During the early days, did you model the company on any international e-tailers?

No one company in particular, but we did look at many foreign websites including Net-a-Porter, Shopbop, Yoox, even Gilt and Amazon. Fashion doesn't have a well-established tradition in China so I asked my team to devote all their efforts to taking the best from each of these international business models and then be creative in line with the local Chinese environment and culture.

There was a period when the online luxury space in China was bleak and many companies went bust. How did Shangpin survive?

I remember that in those days many e-tailers would start spending profusely as soon as they received their investors’ money. They failed to realise that the key to [good] online business is product procurement, supply chain management and brand building. We didn’t spend so much on marketing at the time. Had we done so, we wouldn’t have made it either. We relied mainly on word of mouth to gain new users.

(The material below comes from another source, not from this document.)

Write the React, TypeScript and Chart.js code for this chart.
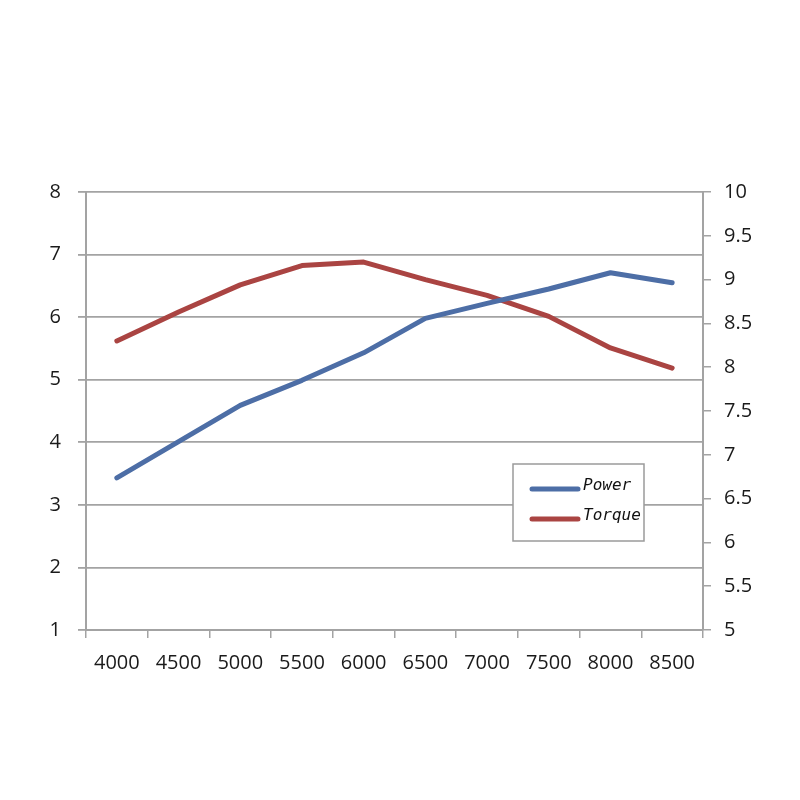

What success metrics can you share? 

We haven’t become a listed company yet so the release of specific figures would require authorisation by the board of governors. What I can say is that we have grown at 100 percent every year with gross profit at around 20 to 25 percent. We have 5 million registered users. And, in 2014, sales conducted on mobile handsets grew from 30 percent to 70 percent.

How did you convince Topshop to choose Shangpin over Tmall or another e-tailer?

As far as I know, there are many e-tailers in China who would love to be able to work with Topshop. Shangpin stands apart because, first, we have a highly professional team and I think it was the most professional e-tail team they had seen in China. Secondly, Shangpin’s unique positioning was what Topshop needed; they didn’t want to put their products in a huge, complicated low-end mass market platform. Thirdly, we have a cohort of loyal consumers and a team who are highly adept at online branding. When we made our pitch to Topshop, we presented Shangpin less as just a platform and more like a brand partner, helping Topshop with their marketing, co-branding and social media in China. We worked hard to coach the market.

Alibaba (which runs Tmall) and Tencent (which partly owns are trying to develop more self-contained retail systems. How has Shangpin carved out a path to success for itself between these two giants?

I once gave a speech about how, in the past, ‘B.A.T’ (Baidu, Alibaba, Tencent) had a monopoly. Most consumers used to be with Baidu or Alibaba [at some point] but mobile phones have had a decentralising effect. Everyone wants to expand their own closed-off realm, but developments in mobile phone technology have pushed society to become more open. Tencent and Alibaba have put up barriers between each other, but I think this is a short-term trend. I believe that the market and the government will never accept a monopoly by one giant and with the development of mobile payment technology, the world will always continue marching towards a more diverse playing field.

Where do you see Shangpin in 3 to 5 years? Are you considering an IPO?

We will think about getting listed, but that’s not part of our short-term agenda, which is focused on developing this year’s mobile strategy. But we will create China’s largest fashion blogging platform, incorporated into our mobile shopping app with an Instagram setup. We’ll launch that platform in or around April. Our medium-term goal is to continue bringing in more brands and working closely with them, to continue creating a quality service for our customers, and, in the long-term, we hope we can become China’s largest vertical e-tail brand in the fashion industry.